The DFT keyword can contain SBCS, bracketed-DBCS, or bracketed-DBCS-graphic character strings when specified on a Unicode-capable field.

You can use the COMP keyword only to compare data in another Unicode-capable field. Two equal length UTF-8 data strings can be compared to each other using their hex values regardless of character boundaries.

You can specify a character literal on a select or omit field that is tagged with a Unicode CCSID on the COMP, RANGE, and VALUES keywords. The maximum length of the literal is equal to the number of Unicode code units that is defined in positions 30 to 34 of the DDS specification.

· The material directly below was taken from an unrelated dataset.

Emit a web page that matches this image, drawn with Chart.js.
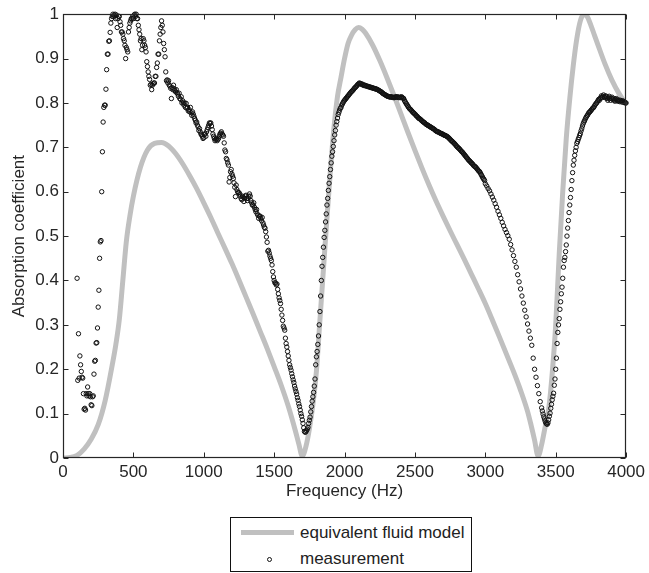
<!DOCTYPE html>
<html>
<head>
<meta charset="utf-8">
<script src="https://cdn.jsdelivr.net/npm/chart.js@4.4.1/dist/chart.umd.min.js"></script>
<style>
  body { margin: 0; background: #fff; }
  #wrap { position: relative; width: 649px; height: 573px; }
  #c { position: absolute; left: 0; top: 0; }
  #legend {
    position: absolute; left: 230px; top: 517px; width: 240px; height: 53px;
    border: 1px solid #111; background: #fff;
    font-family: "Liberation Sans", Arial, Helvetica, sans-serif; font-size: 17px; color: #222;
  }
  .row { position: absolute; left: 0; width: 100%; height: 20px; }
  .row span { position: absolute; left: 69px; top: 0; line-height: 20px; white-space: nowrap; }
  .bar { position: absolute; left: 10px; top: 7px; width: 53px; height: 5px; background: #c0c0c0; }
  .dot { position: absolute; left: 36px; top: 8px; width: 3px; height: 3px; border: 1px solid #111; border-radius: 50%; }
</style>
</head>
<body>
<div id="wrap">
  <canvas id="c" width="649" height="573"></canvas>
  <div id="legend">
    <div class="row" style="top:5px"><div class="bar"></div><span>equivalent fluid model</span></div>
    <div class="row" style="top:31px"><div class="dot"></div><span>measurement</span></div>
  </div>
</div>
<script>
// equivalent fluid model (gray curve)
const modelFreq = [0,50,100,150,200,250,300,350,375,400,425,450,475,500,550,600,650,700,750,800,850,900,950,
  1000,1050,1100,1150,1200,1250,1300,1350,1400,1450,1500,1550,1600,1650,
  1675,1700,1725,1750,1775,1800,1825,1850,1875,1900,1925,1950,1975,2000,2025,2050,2075,2100,2125,2150,
  2200,2250,2300,2350,2400,2450,2500,2550,2600,2650,2700,2750,2800,2850,2900,2950,3000,3050,3100,3150,3200,3250,3300,
  3325,3350,3375,3400,3425,3450,3475,3500,3525,3550,3575,3600,3625,3650,3675,3700,3725,3750,3775,
  3800,3850,3900,3950,4000];
const modelAbs = [0,0.001,0.006,0.02,0.042,0.075,0.13,0.21,0.255,0.312,0.4,0.488,0.545,0.59,0.655,0.694,0.709,0.711,0.703,0.686,0.663,0.636,0.607,
  0.575,0.542,0.507,0.473,0.438,0.401,0.363,0.325,0.286,0.247,0.206,0.164,0.117,0.062,
  0.032,0.004,0.025,0.065,0.12,0.195,0.31,0.425,0.54,0.65,0.745,0.815,0.858,0.9,0.934,0.953,0.965,0.97,0.966,0.957,
  0.93,0.896,0.858,0.818,0.776,0.734,0.693,0.653,0.615,0.579,0.545,0.512,0.48,0.448,0.415,0.382,0.348,0.311,0.273,0.234,0.195,0.153,0.105,
  0.074,0.04,0.004,0.03,0.07,0.11,0.19,0.3,0.46,0.6,0.72,0.81,0.885,0.945,0.985,1.0,0.994,0.975,0.953,
  0.931,0.888,0.851,0.821,0.797];

// measurement, read in runs (start Hz, step Hz)
const measLowStart = 100, measLowStep = 5;
const measLowAbs = [
  0.405,0.175,0.28,0.18,0.23,0.21,0.195,0.182,0.18,0.145,
  0.11,0.112,0.108,0.145,0.14,0.16,0.145,0.14,0.145,0.138,
  0.12,0.118,0.138,0.14,0.189,0.218,0.22,0.259,0.26,0.293,
  0.34,0.378,0.45,0.487,0.49,0.60,0.69,0.757,0.79,0.795,
  0.795,0.831,0.875,0.91,0.91,0.939,0.94,0.959,0.98,0.99,
  0.995,1.0,0.995,0.998,1.0,0.99,0.998,0.97,0.99,0.995,
  0.995,0.983,0.975,0.96,0.96,0.955,0.945,0.94,0.93,0.90,
  0.925,0.92,0.915,0.96,0.97,0.98,0.985,0.99,0.99,0.995,
  0.99,0.998,1.0,0.995,1.0,0.99,0.99,0.975,0.965,0.955,
  0.94,0.945,0.92,0.93,0.945,0.94,0.93,0.925,0.915,0.893,
  0.882,0.87,0.86,0.853,0.84,0.842,0.83,0.84,0.843,0.845,
  0.845,0.86,0.86,0.88,0.89,0.91,0.91,0.94,0.955,0.97,
  0.985,0.975,0.96,0.934,0.92,0.904,0.87,0.85,0.852,0.845,
  0.85,0.84,0.838,0.833,0.81,0.835,0.83,0.84,0.832,0.828,
  0.825,0.83,0.823,0.82,0.815,0.822,0.81,0.808,0.814,0.80,
  0.805,0.80,0.795,0.80,0.79,0.799,0.788,0.79,0.782,0.785,
  0.78,0.79,0.778,0.772,0.78,0.775,0.77,0.765,0.761,0.755,
  0.757,0.75,0.746,0.738,0.742,0.735,0.73,0.728,0.725,0.72,
  0.722,0.73,0.73,0.725,0.735,0.74,0.745,0.75,0.755,0.754,
  0.755,0.748,0.74,0.73,0.725,0.72,0.715,0.718,0.72,0.715,
  0.718,0.72,0.725,0.73,0.732,0.735,0.73,0.728,0.725,0.71,
  0.694,0.69,0.675,0.672,0.665,0.66,0.622,0.632,0.645,0.65,
  0.64,0.635,0.63,0.62,0.61,0.589,0.615,0.605,0.60,0.598,
  0.598,0.595,0.59,0.585,0.582,0.59,0.588,0.578,0.585,0.59,
  0.592,0.585,0.58,0.585,0.59,0.595,0.59,0.58,0.575,0.57,
  0.57,0.575,0.565,0.56,0.555,0.56,0.55,0.547,0.54,0.545,
  0.545,0.54,0.535,0.542,0.53,0.525,0.52,0.518,0.51,0.498,
  0.486,0.466,0.468,0.462,0.455,0.45,0.445,0.435,0.42,0.408,
  0.40,0.395,0.394,0.39,0.392,0.38,0.37,0.361,0.355,0.348,
  0.335,0.322,0.31,0.297,0.293,0.288,0.27,0.258,0.25,0.24,
  0.23,0.22,0.21,0.204,0.198,0.19,0.183,0.176,0.17,0.162,
  0.156,0.15,0.144,0.136,0.13,0.122,0.116,0.108,0.1,0.094,
  0.086,0.078,0.068,0.06,0.058,0.059,0.062,0.065,0.069,0.078,
  0.085,0.092,0.104,0.116,0.128,0.138,0.148,0.162,0.178,0.21,
  0.228,0.24,0.256,0.275,0.3,0.33,0.365,0.4,0.432,0.452,
  0.475,0.497,0.513,0.532,0.55,0.57,0.585,0.603,0.619,0.634,
  0.65,0.665,0.68,0.69,0.702,0.715,0.728,0.738,0.75,0.758,
  0.766,0.774,0.779,0.784,0.788,0.79,0.795,0.798,0.801,0.804
];
const measBandStart = 2000, measBandStep = 5;
const measBandAbs = [
  0.806,0.808,0.81,0.812,0.814,0.816,0.818,0.82,0.822,0.824,
  0.826,0.827,0.829,0.831,0.833,0.835,0.836,0.838,0.84,0.842,
  0.843,0.845,0.844,0.843,0.843,0.841,0.842,0.84,0.839,0.84,
  0.839,0.838,0.838,0.837,0.837,0.836,0.836,0.835,0.835,0.834,
  0.834,0.833,0.833,0.832,0.832,0.831,0.831,0.83,0.829,0.828,
  0.827,0.826,0.825,0.824,0.822,0.821,0.82,0.819,0.818,0.817,
  0.816,0.815,0.815,0.814,0.814,0.813,0.814,0.813,0.813,0.812,
  0.813,0.812,0.813,0.814,0.813,0.814,0.813,0.812,0.813,0.812,
  0.813,0.814,0.812,0.811,0.81,0.806,0.803,0.8,0.798,0.795,
  0.793,0.79,0.788,0.786,0.785,0.783,0.781,0.779,0.778,0.776,
  0.775,0.773,0.771,0.77,0.768,0.766,0.765,0.764,0.763,0.761,
  0.76,0.758,0.757,0.756,0.755,0.753,0.752,0.751,0.75,0.749,
  0.748,0.747,0.746,0.745,0.744,0.743,0.742,0.741,0.74,0.738,
  0.737,0.736,0.735,0.735,0.734,0.733,0.732,0.731,0.731,0.73,
  0.729,0.728,0.727,0.727,0.726,0.725,0.724,0.723,0.721,0.72,
  0.718,0.716,0.715,0.713,0.712,0.71,0.709,0.707,0.705,0.703,
  0.701,0.7,0.698,0.697,0.695,0.693,0.691,0.69,0.688,0.686,
  0.684,0.682,0.68,0.678,0.676,0.674,0.672,0.67,0.669,0.667,
  0.665,0.664,0.662,0.66,0.658,0.657,0.656,0.654,0.652,0.65,
  0.648,0.646,0.645,0.642,0.639,0.636,0.633,0.63,0.628,0.625
];
const measDropStart = 3000, measDropStep = 10;
const measDropAbs = [
  0.618,0.613,0.607,0.602,0.595,0.588,0.581,0.573,0.565,0.556,
  0.548,0.54,0.531,0.523,0.515,0.508,0.501,0.493,0.481,0.469,
  0.456,0.443,0.43,0.413,0.397,0.381,0.365,0.349,0.333,0.318,
  0.302,0.286,0.27,0.254,0.225,0.2,0.182,0.163,0.145,0.127
];
const measHighStart = 3400, measHighStep = 5;
const measHighAbs = [
  0.113,0.106,0.099,0.093,0.088,0.083,0.079,0.077,0.076,0.079,
  0.086,0.094,0.101,0.112,0.121,0.131,0.139,0.146,0.164,0.178,
  0.2,0.225,0.258,0.283,0.3,0.314,0.335,0.352,0.37,0.385,
  0.405,0.43,0.445,0.452,0.465,0.48,0.5,0.518,0.535,0.553,
  0.57,0.587,0.605,0.625,0.643,0.66,0.671,0.682,0.692,0.7,
  0.709,0.713,0.718,0.722,0.727,0.731,0.737,0.742,0.748,0.753,
  0.757,0.76,0.764,0.767,0.77,0.772,0.775,0.778,0.779,0.781,
  0.783,0.785,0.787,0.789,0.79,0.793,0.796,0.798,0.8,0.802,
  0.805,0.808,0.806,0.81,0.812,0.816,0.812,0.815,0.818,0.814,
  0.812,0.816,0.814,0.81,0.806,0.812,0.815,0.81,0.806,0.81,
  0.813,0.808,0.81,0.806,0.804,0.808,0.81,0.806,0.804,0.807,
  0.805,0.803,0.806,0.804,0.802,0.805,0.803,0.801,0.802,0.8,
  0.8
];

const xTicks = [0,500,1000,1500,2000,2500,3000,3500,4000];
const xTickLabels = ['0','500','1000','1500','2000','2500','3000','3500','4000'];
const yTicks = [0,0.1,0.2,0.3,0.4,0.5,0.6,0.7,0.8,0.9,1];
const yTickLabels = ['0','0.1','0.2','0.3','0.4','0.5','0.6','0.7','0.8','0.9','1'];

function runPoints(start, step, vals) {
  return vals.map(function (v, i) { return { x: start + i * step, y: v }; });
}
const measPoints = runPoints(measLowStart, measLowStep, measLowAbs)
  .concat(runPoints(measBandStart, measBandStep, measBandAbs))
  .concat(runPoints(measDropStart, measDropStep, measDropAbs))
  .concat(runPoints(measHighStart, measHighStep, measHighAbs));
const modelPoints = modelFreq.map(function (f, i) { return { x: f, y: modelAbs[i] }; });

const FONT = '"Liberation Sans", Arial, Helvetica, sans-serif';
const INK = '#262626';

// MATLAB style box with inward ticks
const frame = {
  id: 'frame',
  afterDraw(chart) {
    const ctx = chart.ctx, a = chart.chartArea;
    const xs = chart.scales.x, ys = chart.scales.y;
    const L = Math.round(a.left) + 0.5, R = Math.round(a.right) - 0.5;
    const T = Math.round(a.top) + 0.5, B = Math.round(a.bottom) - 0.5;
    ctx.save();
    ctx.strokeStyle = INK;
    ctx.lineWidth = 1.2;
    ctx.strokeRect(L, T, R - L, B - T);
    ctx.lineWidth = 1;
    ctx.beginPath();
    xTicks.forEach(function (t) {
      const px = Math.round(xs.getPixelForValue(t)) + 0.5;
      ctx.moveTo(px, B); ctx.lineTo(px, B - 5);
      ctx.moveTo(px, T); ctx.lineTo(px, T + 5);
    });
    yTicks.forEach(function (t) {
      const py = Math.round(ys.getPixelForValue(t)) + 0.5;
      ctx.moveTo(L, py); ctx.lineTo(L + 5, py);
      ctx.moveTo(R, py); ctx.lineTo(R - 5, py);
    });
    ctx.stroke();
    ctx.restore();
  }
};

new Chart(document.getElementById('c'), {
  type: 'scatter',
  data: {
    datasets: [
      {
        label: 'equivalent fluid model',
        data: modelPoints,
        showLine: true,
        borderColor: '#c0c0c0',
        borderWidth: 5,
        pointRadius: 0,
        cubicInterpolationMode: 'monotone',
        order: 2
      },
      {
        label: 'measurement',
        data: measPoints,
        pointRadius: 2.2,
        pointBorderWidth: 1,
        borderColor: '#111',
        backgroundColor: 'rgba(0,0,0,0)',
        clip: false,
        order: 1
      }
    ]
  },
  options: {
    responsive: false,
    animation: false,
    devicePixelRatio: 1,
    layout: { padding: { left: 0, right: 20, top: 13, bottom: 68 } },
    plugins: { legend: { display: false }, tooltip: { enabled: false } },
    scales: {
      x: {
        type: 'linear', min: 0, max: 4000,
        afterBuildTicks: function (s) { s.ticks = xTicks.map(function (v) { return { value: v }; }); },
        afterFit: function (s) { s.height = 47; },
        grid: { display: false, drawTicks: false },
        border: { display: false },
        ticks: {
          color: INK, font: { family: FONT, size: 17 }, padding: 4, maxRotation: 0,
          callback: function (v) { return xTickLabels[xTicks.indexOf(v)]; }
        },
        title: { display: true, text: 'Frequency (Hz)', color: INK, font: { family: FONT, size: 17 }, padding: { top: 0, bottom: 3 } }
      },
      y: {
        type: 'linear', min: 0, max: 1,
        afterBuildTicks: function (s) { s.ticks = yTicks.map(function (v) { return { value: v }; }); },
        afterFit: function (s) { s.width = 63; },
        grid: { display: false, drawTicks: false },
        border: { display: false },
        ticks: {
          color: INK, font: { family: FONT, size: 17 }, padding: 4,
          callback: function (v) { return yTickLabels[yTicks.indexOf(v)]; }
        },
        title: { display: true, text: 'Absorption coefficient', color: INK, font: { family: FONT, size: 17 }, padding: { top: 9, bottom: 0 } }
      }
    }
  },
  plugins: [frame]
});
</script>
</body>
</html>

The VARLEN keyword can be used on Unicode fields.

Logical files can have UTF-8 and UTF-16 data keys.

Concatenation of Unicode fields

Unicode fields can be used in the CONCAT keyword. The following rules apply:

  • The parameters of the CONCAT keyword can be UCS-2 graphic fields, UTF-16 fields, or a mix of each type. No other field types can be concatenated with UCS-2 or UTF-16 fields.
    • The concatenation result is UTF-16 if one of the parameters is UTF-16.
    • Otherwise, the result is UCS-2.
  • A UTF-8 field can be concatenated only with other UTF-8 fields. No other field type is allowed to be concatenated with a UTF-8 field. The concatenation result is UTF-8.
  • The resulting field must be an input-only field; use I in position 38 of the DDS source statement.

Join logical file support

A UTF-8 field can be joined to another UTF-8 field in a join logical file. UTF-16 fields can be joined. To join a UTF-8 or UTF-16 field to a CHAR field, for example, the UTF-8, UTF-16, or CHAR field must be redefined in the logical file to the same type field.

Select/Omit fields in logical files

UTF-8 and UTF-16 fields are allowed as select and omit field specifications.